Green Strategic partnership with Denmark promotes political cooperation, expands economic relations and green growth, and generates employment focusing on implementing the Paris Agreement and UN Sustainable Development Goals.
Additionally, India and the EU also have forged a partnership on smart and sustainable urbanisation to build robust solid waste management systems and promote a circular economy. It aims to create smart cities with innovative housing solutions, water supply, sewage systems and more. Not just these, India has fostered similar partnerships with Austria, Germany and France, among other nations.
The innovation ecosystem — boosted by technology — in the clean energy sector is pushing boundaries with start-ups introducing scalable and sustainable solutions that help reduce carbon emissions. More than 6,600 cleantech start-ups are spread across 450 districts of India, covering nearly 34 states & UTs.
This is where India looks forward to investments worth more than INR 35 Bn per year in renewables to reach the 450 GW target by FY 2030.
Here’s where the opportunity lies for foreign investors. Their investments help bridge the funding gap needed to develop large-scale green projects.
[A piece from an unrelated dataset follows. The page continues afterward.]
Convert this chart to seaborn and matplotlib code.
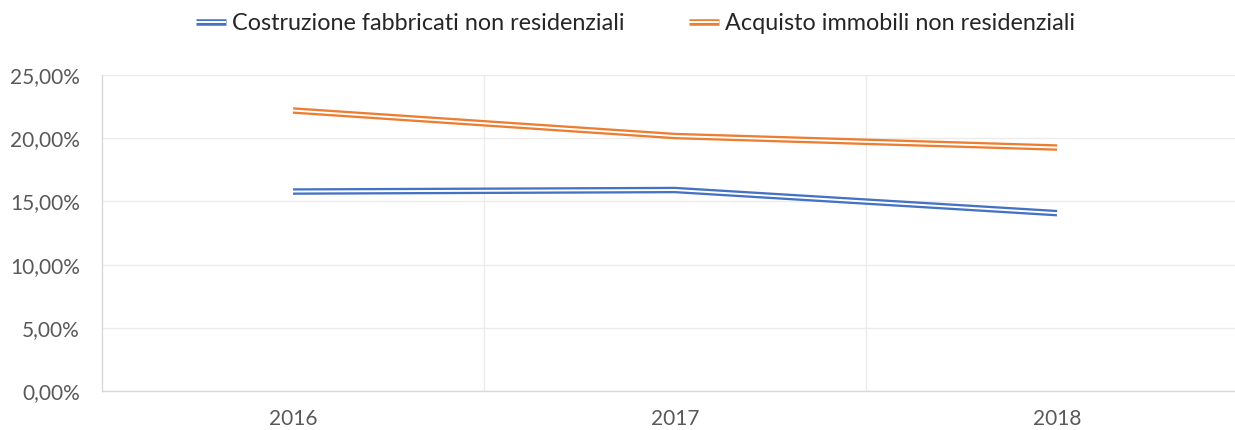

India's green economy showcases a unique opportunity for foreign investors to leverage this space to contribute to global sustainability while gaining substantial financial benefits. The government's policies and initiatives and the country’s commitment to renewable energy projects create an inclusive environment for foreign investment.
As India continues to gradually inch toward achieving its sustainability goals, the role of foreign investors and technology is significantly enhancing the efficiency and effectiveness of these projects. These collaborations are gaining momentum as the central and state governments are facilitating the ease of doing business by making the investment areas prominent to investors and how they can further benefit from such investments.
These partnerships are big steps toward building a green economy that promises a greener tomorrow.